Friday, February 17, 2017

TGIF

Here's a link to the Week in Congress's report on Capitol Hill activities this past week. Yesterday, the Senate did confirm Mick Mulvaney to be director of Office of Management and Budget (per NPR) and the President nominated a law school dean Alexander Acosta to serve as Labor Secretary (per Reuters).

The Wall Street Journal posted on You Tube a video interview of Aetna CEO Mark Bertolini, an impressive guy, as part of its Future of Health Series. It's 50 minutes long and worth a listen.

Mr. Bertolini compliments Medicare Advantage for its practice of compensation insurers for risk. The FEHBP in contrast does not have a risk adjustment practice. Features like risk adjustment do carry legal risk as the Minnesota Star Tribune evidences today in a story about a whistleblower initiated and federal government supported False Claims Act lawsuit against United Healthcare's Ingenix (now called Optum) unit for allegedly falsifying risk adjustment reports for Medicare Advantage plans in the last decade.
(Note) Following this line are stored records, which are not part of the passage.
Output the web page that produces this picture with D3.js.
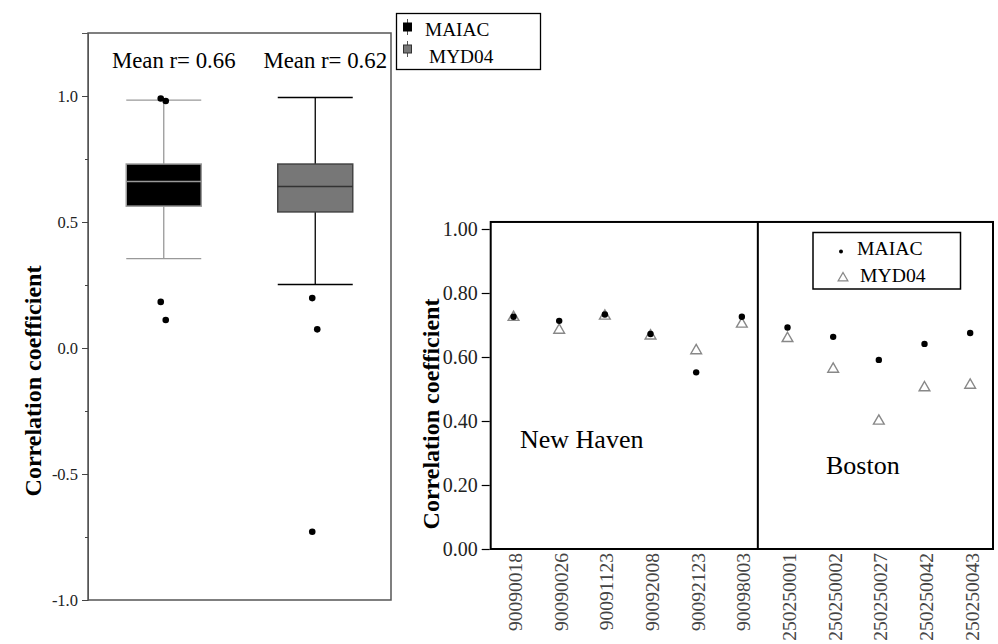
<!DOCTYPE html>
<html><head><meta charset="utf-8">
<script src="https://cdn.jsdelivr.net/npm/d3@7"></script>
<style>
html,body{margin:0;padding:0;background:#fff;}
svg{display:block;}
svg text{font-family:"Liberation Serif","Times New Roman",Times,"DejaVu Serif",serif !important;}
</style></head>
<body>
<svg id="chart" width="998" height="644"></svg>
<script>
// ---------- Left panel: box plots ----------
const boxCats = ["MAIAC", "MYD04"];
const boxWhiskerHigh = [0.984, 0.994];
const boxQ3 = [0.730, 0.730];
const boxMedian = [0.661, 0.641];
const boxQ1 = [0.563, 0.540];
const boxWhiskerLow = [0.355, 0.252];
const boxOutliers = [[0.99, 0.98, 0.183, 0.111], [0.198, 0.074, -0.729]];
const boxMeanLabels = ["Mean r= 0.66", "Mean r= 0.62"];
const leftTicks = [-1.0, -0.5, 0.0, 0.5, 1.0];
const leftMinorTicks = [-0.75, -0.25, 0.25, 0.75];

// ---------- Right panel: site correlations ----------
const sites = ["90090018","90090026","90091123","90092008","90092123","90098003",
               "250250001","250250002","250250027","250250042","250250043"];
const maiacR = [0.726, 0.713, 0.733, 0.672, 0.552, 0.726, 0.692, 0.663, 0.591, 0.641, 0.675];
const myd04R = [0.724, 0.684, 0.728, 0.666, 0.620, 0.703, 0.658, 0.562, 0.400, 0.504, 0.512];
const rightTicks = [0, 0.2, 0.4, 0.6, 0.8, 1.0];
const cityLabels = ["New Haven", "Boston"];

const svg = d3.select("#chart");

// ===== LEFT =====
const L = {x0: 88, x1: 391, y0: 33, y1: 600};
const yL = d3.scaleLinear().domain([-1, 1.25]).range([L.y1, L.y0]);
const xL = d3.scaleBand().domain(boxCats).range([L.x0, L.x1]);
const bw = xL.bandwidth() * 0.495;

svg.append("rect").attr("x", L.x0).attr("y", L.y0)
  .attr("width", L.x1 - L.x0).attr("height", L.y1 - L.y0)
  .attr("fill", "none").attr("stroke", "#555").attr("stroke-width", 1.5);

const axL = svg.append("g").attr("transform", `translate(${L.x0},0)`)
  .call(d3.axisLeft(yL).tickValues(leftTicks).tickSize(6).tickFormat(d => d.toFixed(1)));
axL.attr("font-family", null);
axL.select(".domain").attr("stroke", "#555");
axL.selectAll(".tick line").attr("stroke", "#444");
axL.selectAll("text").attr("font-size", 16.5).attr("fill", "#222").attr("dx", -1);
const axLm = svg.append("g").attr("transform", `translate(${L.x0},0)`)
  .call(d3.axisLeft(yL).tickValues(leftMinorTicks).tickSize(3).tickFormat(""));
axLm.select(".domain").remove();
axLm.selectAll(".tick line").attr("stroke", "#444");

const boxStyle = [
  {fill: "#000", stroke: "#999", whisker: "#999", median: "#999"},
  {fill: "#777", stroke: "#444", whisker: "#000", median: "#333"}
];
boxCats.forEach((c, i) => {
  const cx = xL(c) + xL.bandwidth() / 2;
  const st = boxStyle[i];
  const g = svg.append("g");
  g.append("line").attr("x1", cx).attr("x2", cx)
    .attr("y1", yL(boxWhiskerHigh[i])).attr("y2", yL(boxQ3[i])).attr("stroke", st.whisker).attr("stroke-width", 1.3);
  g.append("line").attr("x1", cx).attr("x2", cx)
    .attr("y1", yL(boxQ1[i])).attr("y2", yL(boxWhiskerLow[i])).attr("stroke", st.whisker).attr("stroke-width", 1.3);
  [boxWhiskerHigh[i], boxWhiskerLow[i]].forEach(v => {
    g.append("line").attr("x1", cx - bw / 2).attr("x2", cx + bw / 2)
      .attr("y1", yL(v)).attr("y2", yL(v)).attr("stroke", st.whisker).attr("stroke-width", 1.3);
  });
  g.append("rect").attr("x", cx - bw / 2).attr("y", yL(boxQ3[i]))
    .attr("width", bw).attr("height", yL(boxQ1[i]) - yL(boxQ3[i]))
    .attr("fill", st.fill).attr("stroke", st.stroke).attr("stroke-width", 1.5);
  g.append("line").attr("x1", cx - bw / 2).attr("x2", cx + bw / 2)
    .attr("y1", yL(boxMedian[i])).attr("y2", yL(boxMedian[i])).attr("stroke", st.median).attr("stroke-width", 1.5);
  boxOutliers[i].forEach((v, j) => {
    g.append("circle").attr("cx", cx + (j % 2 === 0 ? -3 : 2)).attr("cy", yL(v)).attr("r", 3.3).attr("fill", "#000");
  });
  svg.append("text").attr("x", cx + 10).attr("y", 67.5).attr("text-anchor", "middle")
    .attr("font-size", 22.8).attr("fill", "#000").text(boxMeanLabels[i]);
});

svg.append("text").attr("transform", `translate(41,381) rotate(-90)`)
  .attr("text-anchor", "middle").attr("font-weight", "bold")
  .attr("font-size", 24).attr("fill", "#000").text("Correlation coefficient");

// Top legend
const lg = svg.append("g");
lg.append("rect").attr("x", 396.5).attr("y", 13.5).attr("width", 144).attr("height", 56)
  .attr("fill", "#fff").attr("stroke", "#000").attr("stroke-width", 1.3);
const lgFill = ["#000", "#777"], lgStroke = ["#000", "#333"], lgY = [27, 49];
boxCats.forEach((c, i) => {
  lg.append("line").attr("x1", 407.5).attr("x2", 407.5).attr("y1", lgY[i] - 8).attr("y2", lgY[i] + 8)
    .attr("stroke", "#555").attr("stroke-width", 1);
  lg.append("rect").attr("x", 403.5).attr("y", lgY[i] - 4).attr("width", 8).attr("height", 8)
    .attr("fill", lgFill[i]).attr("stroke", lgStroke[i]);
  lg.append("text").attr("x", i === 0 ? 425 : 429).attr("y", i === 0 ? 36 : 63)
    .attr("font-size", 19.3).attr("fill", "#000").text(c);
});

// ===== RIGHT =====
const R = {x0: 490.7, x1: 993};
const yR = d3.scaleLinear().domain([0, 1]).range([549, 229]);
const xR = d3.scaleBand().domain(sites).range([R.x0, R.x1]);
const rTop = yR(1.022), rBot = yR(0);

svg.append("rect").attr("x", R.x0).attr("y", rTop).attr("width", R.x1 - R.x0).attr("height", rBot - rTop)
  .attr("fill", "none").attr("stroke", "#000").attr("stroke-width", 2);
const divX = xR(sites[6]) - xR.bandwidth() * 0.15;
svg.append("line").attr("x1", divX).attr("x2", divX).attr("y1", rTop).attr("y2", rBot)
  .attr("stroke", "#000").attr("stroke-width", 2);

const axR = svg.append("g").attr("transform", `translate(${R.x0 - 1},0)`)
  .call(d3.axisLeft(yR).tickValues(rightTicks).tickSize(8).tickFormat(d => d.toFixed(2)));
axR.attr("font-family", null);
axR.select(".domain").remove();
axR.selectAll(".tick line").attr("stroke", "#000").attr("stroke-width", 1.2);
axR.selectAll("text").attr("font-size", 20).attr("fill", "#222").attr("dx", -1);

const axX = svg.append("g").attr("transform", `translate(0,${rBot})`)
  .call(d3.axisBottom(xR).tickSize(0));
axX.attr("font-family", null);
axX.select(".domain").remove();
axX.selectAll("text").attr("font-size", 19.5).attr("fill", "#444")
  .attr("text-anchor", "end").attr("dominant-baseline", "central")
  .attr("transform", "rotate(-90)").attr("x", -4).attr("y", 2).attr("dy", null);

const tri = d3.symbol().type(d3.symbolTriangle).size(50);
svg.append("g").selectAll("path").data(myd04R).join("path")
  .attr("d", tri).attr("transform", (d, i) => `translate(${xR(sites[i]) + xR.bandwidth() / 2},${yR(d)})`)
  .attr("fill", "#fff").attr("stroke", "#888").attr("stroke-width", 1.4);
svg.append("g").selectAll("circle").data(maiacR).join("circle")
  .attr("cx", (d, i) => xR(sites[i]) + xR.bandwidth() / 2).attr("cy", d => yR(d))
  .attr("r", 3.2).attr("fill", "#000");

svg.append("text").attr("x", 520).attr("y", 448).attr("font-size", 26)
  .attr("fill", "#000").text(cityLabels[0]);
svg.append("text").attr("x", 826).attr("y", 474).attr("font-size", 26)
  .attr("fill", "#000").text(cityLabels[1]);

svg.append("text").attr("transform", `translate(439,414) rotate(-90)`)
  .attr("text-anchor", "middle").attr("font-weight", "bold")
  .attr("font-size", 24).attr("fill", "#000").text("Correlation coefficient");

const rg = svg.append("g");
rg.append("rect").attr("x", 813).attr("y", 232.5).attr("width", 147.5).attr("height", 56.5)
  .attr("fill", "#fff").attr("stroke", "#000").attr("stroke-width", 1.5);
rg.append("circle").attr("cx", 841).attr("cy", 251.5).attr("r", 2).attr("fill", "#000");
rg.append("text").attr("x", 857).attr("y", 254.5).attr("font-size", 19.7).text(boxCats[0]);
rg.append("path").attr("d", d3.symbol().type(d3.symbolTriangle).size(40))
  .attr("transform", "translate(843,278)").attr("fill", "#fff").attr("stroke", "#888").attr("stroke-width", 1.3);
rg.append("text").attr("x", 860).attr("y", 282).attr("font-size", 19.7).text(boxCats[1]);
</script>
</body></html>
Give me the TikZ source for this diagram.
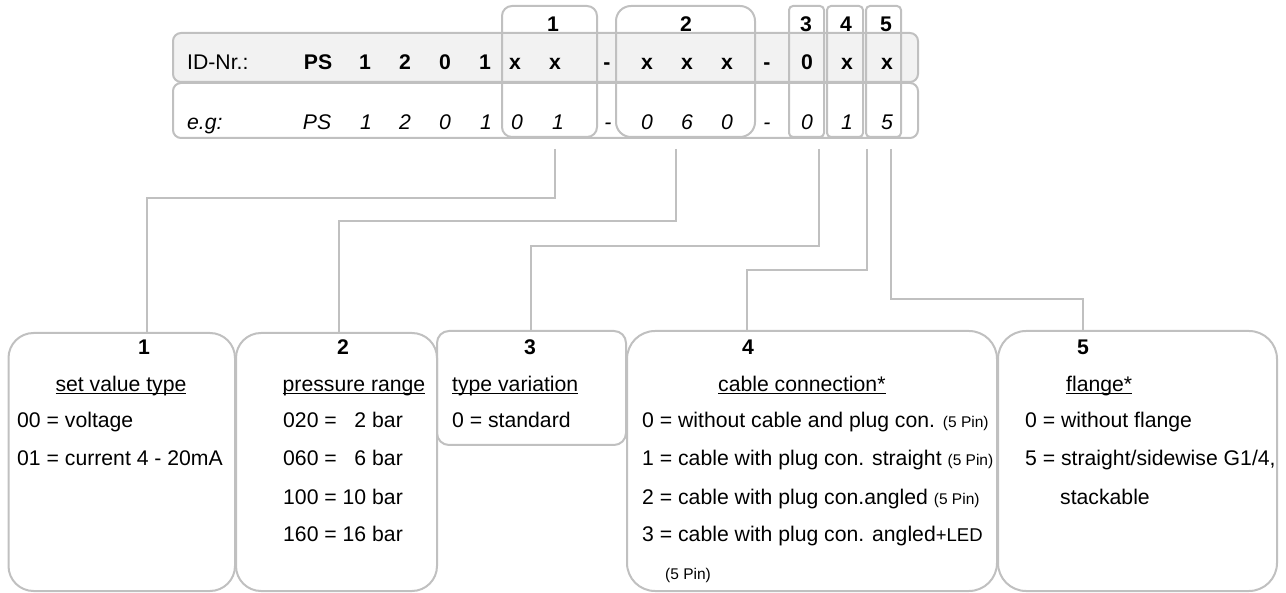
\documentclass[tikz,border=0pt]{standalone}
\usepackage{fontspec}
\setmainfont{Liberation Sans}
\usetikzlibrary{calc}
\definecolor{frame}{HTML}{C0C0C0}
\definecolor{rowgrey}{HTML}{F2F2F2}
\newsavebox\ulbox
\newcommand\ulword[1]{\sbox\ulbox{#1}\rlap{\rule[-2.4pt]{\wd\ulbox}{1.3pt}}\usebox\ulbox}
\newcommand\pinsize{\fontsize{15.5}{18}\selectfont}
\newcommand\ledsize{\fontsize{18.5}{22}\selectfont}
\newcommand\mainsize{\fontsize{21.2}{25}\selectfont}
\begin{document}
\begin{tikzpicture}[x=1pt,y=-1pt,
  panel/.style={draw=frame, line width=2pt, rounded corners=#1, anchor=north west,
    inner sep=0pt, outer sep=0pt},
  conn/.style={draw=frame, line width=1.4pt},
  txt/.style={font=\mainsize, inner sep=0pt, anchor=base west},
  mid/.style={txt, anchor=base},
  bmid/.style={mid, font=\mainsize\bfseries},
  imid/.style={mid, font=\mainsize\itshape}]
\useasboundingbox (0,0) rectangle (1286,593);

% ID number rows
\node[panel=8pt, fill=rowgrey, minimum width=745pt, minimum height=49pt] (row1) at (173,33) {};
\node[panel=8pt, fill=white, minimum width=745pt, minimum height=55pt] (row2) at (173,83) {};

% group frames over the rows
\node[panel=10pt, minimum width=95pt, minimum height=131pt] (g1) at (502,6) {};
\node[panel=15pt, minimum width=139pt, minimum height=131pt] (g2) at (616,6) {};
\node[panel=4pt, minimum width=35pt, minimum height=131pt] (g3) at (789,6) {};
\node[panel=4pt, minimum width=36pt, minimum height=131pt] (g4) at (827,6) {};
\node[panel=4pt, minimum width=35pt, minimum height=131pt] (g5) at (866,6) {};

% group numbers
\foreach \x/\t [count=\i] in {553/1,686/2,806/3,846/4,886/5}
  \node[bmid] (n\i) at (\x,32) {\t};

% header row
\node[txt] (idnr) at (187,70) {ID-Nr.:};
\foreach \x/\t [count=\i] in {318/PS,365/1,405/2,445/0,485/1,515/x,555/x,607/-,647/x,687/x,727/x,767/-,807/0,847/x,887/x}
  \node[bmid] (h\i) at (\x,70) {\t};

% example row
\node[txt, font=\mainsize\itshape] (eg) at (187,130) {e.g:};
\foreach \x/\t [count=\i] in {317/PS,366/1,405/2,445/0,486/1,517/0,558/1,608/-,647/0,687/6,727/0,767/-,807/0,847/1,887/5}
  \node[imid] (e\i) at (\x,130) {\t};

% description panels
\node[panel=25pt, minimum width=226.5pt, minimum height=258pt] (b1) at (8.5,333) {};
\node[panel=25pt, minimum width=201pt, minimum height=258pt] (b2) at (236,333) {};
\node[panel=12pt, minimum width=189pt, minimum height=114pt] (b3) at (437,331) {};
\node[panel=28pt, minimum width=370pt, minimum height=260pt] (b4) at (627,331) {};
\node[panel=28pt, minimum width=279pt, minimum height=260pt] (b5) at (998,331) {};

% connectors from the code groups to their panels
\coordinate (s1) at (555,149); \coordinate (k1) at (147,198);
\coordinate (s2) at (676,149); \coordinate (k2) at (339,221);
\coordinate (s3) at (819,149); \coordinate (k3) at (531,246);
\coordinate (s4) at (867,149); \coordinate (k4) at (747,270);
\coordinate (s5) at (891,149); \coordinate (k5) at (1083,299);
\foreach \i in {1,...,5}
  \draw[conn] (s\i) |- (k\i) -- (k\i |- b\i.north);

% panel 1
\node[bmid] (p1n) at (144,355) {1};
\node[mid] (p1h) at (121,392) {\ulword{set value type}};
\node[txt] (p1a) at (17,428) {00 = voltage};
\node[txt] (p1b) at (17,466) {01 = current 4 - 20mA};

% panel 2
\node[bmid] (p2n) at (343,355) {2};
\node[mid] (p2h) at (354,392) {\ulword{pressure range}};
\node[txt] (p2a) at (283,428) {020 = \phantom{1}2 bar};
\node[txt] (p2b) at (283,466) {060 = \phantom{1}6 bar};
\node[txt] (p2c) at (283,504) {100 = 10 bar};
\node[txt] (p2d) at (283,541) {160 = 16 bar};

% panel 3
\node[bmid] (p3n) at (530,355) {3};
\node[txt] (p3h) at (452,392) {\ulword{type variation}};
\node[txt] (p3a) at (452,428) {0 = standard};

% panel 4
\node[bmid] (p4n) at (748,355) {4};
\node[txt] (p4h) at (718,392) {\ulword{cable connection*}};
\node[txt] (p4a) at (642,428) {0 = without cable and plug con. {\pinsize(5 Pin)}};
\node[txt] (p4b) at (642,466) {1 = cable with plug con. straight {\pinsize(5 Pin)}};
\node[txt] (p4c) at (642,504) {2 = cable with plug con.angled {\pinsize(5 Pin)}};
\node[txt] (p4d) at (642,541) {3 = cable with plug con. angled{\ledsize+LED}};
\node[txt, font=\pinsize] (p4e) at (665,579) {(5 Pin)};

% panel 5
\node[bmid] (p5n) at (1083,355) {5};
\node[txt] (p5h) at (1066,392) {\ulword{flange*}};
\node[txt] (p5a) at (1025,428) {0 = without flange};
\node[txt] (p5b) at (1025,466) {5 = straight/sidewise G1/4,};
\node[txt] (p5c) at (1060,504) {stackable};
\end{tikzpicture}
\end{document}
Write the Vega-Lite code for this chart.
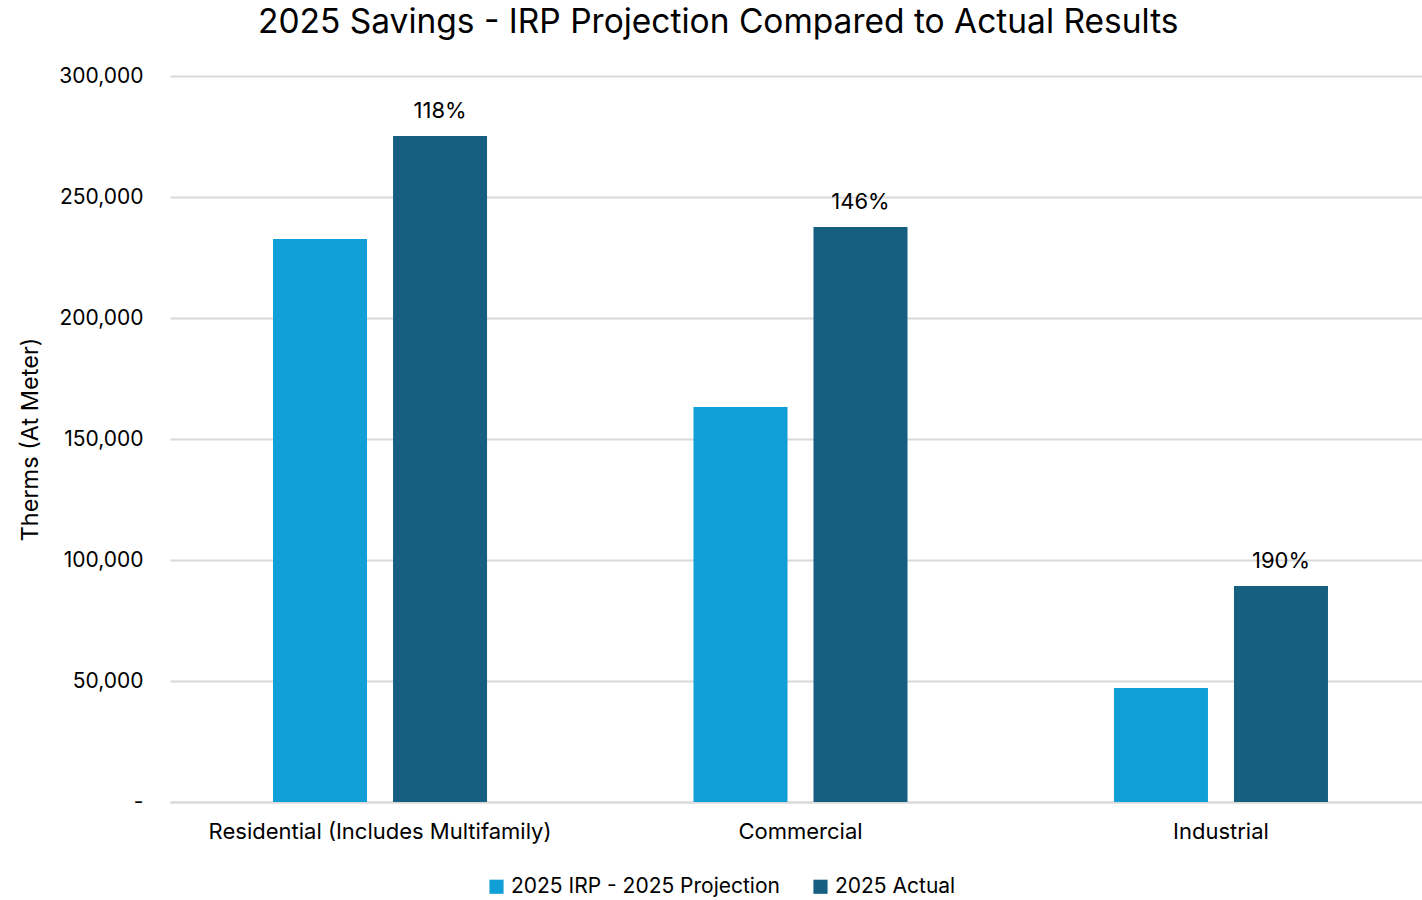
{
  "$schema": "https://vega.github.io/schema/vega-lite/v6.json",
  "width": 1261,
  "height": 726,
  "autosize": "none",
  "padding": {"left": 170, "top": 76, "right": 0, "bottom": 98},
  "background": "white",
  "config": {
    "font": "Inter",
    "view": {"stroke": null}
  },
  "title": {
    "text": "2025 Savings - IRP Projection Compared to Actual Results",
    "fontSize": 33.5,
    "fontWeight": "normal",
    "color": "#000000",
    "anchor": "start",
    "frame": "group",
    "dx": 88,
    "offset": 25
  },
  "data": {
    "values": [
      {"category": "Residential (Includes Multifamily)", "series": "2025 IRP - 2025 Projection", "therms": 232600, "label": ""},
      {"category": "Residential (Includes Multifamily)", "series": "2025 Actual", "therms": 275200, "label": "118%"},
      {"category": "Commercial", "series": "2025 IRP - 2025 Projection", "therms": 163200, "label": ""},
      {"category": "Commercial", "series": "2025 Actual", "therms": 237600, "label": "146%"},
      {"category": "Industrial", "series": "2025 IRP - 2025 Projection", "therms": 47100, "label": ""},
      {"category": "Industrial", "series": "2025 Actual", "therms": 89300, "label": "190%"}
    ]
  },
  "encoding": {
    "x": {
      "field": "category",
      "type": "nominal",
      "sort": null,
      "scale": {"paddingInner": 0.491, "paddingOuter": 0.245},
      "axis": {
        "title": null,
        "labelAngle": 0,
        "labelFontSize": 22,
        "labelColor": "#000000",
        "labelPadding": 19,
        "labelLimit": 0,
        "ticks": false,
        "domain": true,
        "domainColor": "#D9D9D9",
        "domainWidth": 2
      }
    },
    "xOffset": {
      "field": "series",
      "type": "nominal",
      "sort": ["2025 IRP - 2025 Projection", "2025 Actual"],
      "scale": {"paddingInner": 0.2167, "paddingOuter": 0}
    },
    "y": {
      "field": "therms",
      "type": "quantitative",
      "scale": {"domain": [0, 300000]},
      "axis": {
        "title": "Therms (At Meter)",
        "titleFontSize": 23.5,
        "titleFontWeight": "normal",
        "titleColor": "#000000",
        "titlePadding": 16,
        "values": [0, 50000, 100000, 150000, 200000, 250000, 300000],
        "labelExpr": "datum.value == 0 ? '-\u2007' : format(datum.value, ',')",
        "labelFontSize": 21,
        "labelColor": "#000000",
        "labelPadding": 27,
        "ticks": false,
        "domain": false,
        "grid": true,
        "gridColor": "#D9D9D9",
        "gridWidth": 2
      }
    }
  },
  "layer": [
    {
      "mark": {"type": "bar"},
      "encoding": {
        "color": {
          "field": "series",
          "type": "nominal",
          "sort": ["2025 IRP - 2025 Projection", "2025 Actual"],
          "scale": {"domain": ["2025 IRP - 2025 Projection", "2025 Actual"], "range": ["#119FD7", "#175F80"]},
          "legend": {
            "title": null,
            "orient": "none",
            "direction": "horizontal",
            "legendX": 316,
            "legendY": 800,
            "symbolType": "square",
            "symbolSize": 200,
            "symbolStrokeWidth": 0,
            "labelFontSize": 21,
            "labelColor": "#000000",
            "labelLimit": 0,
            "columnPadding": 30,
            "labelOffset": 4
          }
        }
      }
    },
    {
      "mark": {"type": "text", "baseline": "bottom", "dy": -13, "fontSize": 22, "color": "#000000"},
      "encoding": {
        "text": {"field": "label"}
      }
    }
  ]
}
Health care business risks go way beyond insurance.

And in that regard, HHS's Office for Civil Rights thumped Memorial Health Systems with a $5.5 million negotiated penalty for HIPAA Privacy and Security Rule violations according to this HHS News release:
MHS reported to the HHS Office for Civil Rights (OCR) that the protected health information (PHI) of 115,143 individuals had been impermissibly accessed by its employees and impermissibly disclosed to affiliated physician office staff. This information consisted of the affected individuals’ names, dates of birth, and social security numbers. The login credentials of a former employee of an affiliated physician’s office had been used to access the ePHI maintained by MHS on a daily basis without detection from April 2011 to April 2012, affecting 80,000 individuals. Although it had workforce access policies and procedures in place, MHS failed to implement procedures with respect to reviewing, modifying and/or terminating users’ right of access, as required by the HIPAA Rules. Further, MHS failed to regularly review records of information system activity on applications that maintain electronic protected health information by workforce users and users at affiliated physician practices, despite having identified this risk on several risk analyses conducted by MHS from 2007 to 2012.
“Access to ePHI must be provided only to authorized users, including affiliated physician office staff” said Robinsue Frohboese, Acting Director, HHS Office for Civil Rights. “Further, organizations must implement audit controls and review audit logs regularly. As this case shows, a lack of access controls and regular review of audit logs helps hackers or malevolent insiders to cover their electronic tracks, making it difficult for covered entities and business associates to not only recover from breaches, but to prevent them before they happen.”
Finally, falling into the truth may be stranger than fiction category is this Benefits Pro report that  the IRS does not question any taxpayer who fails to check the yes or no box on the federal tax return's question about compliance with individual health mandate.  The Obama Administration first took this loose approach and as Mr. Obama was headed out the door late last year, the IRS announced a change in enforcement policy. The Service now is returning to its silence is golden approach based on President Trump's Executive Order to use a light touch on ACA enforcement.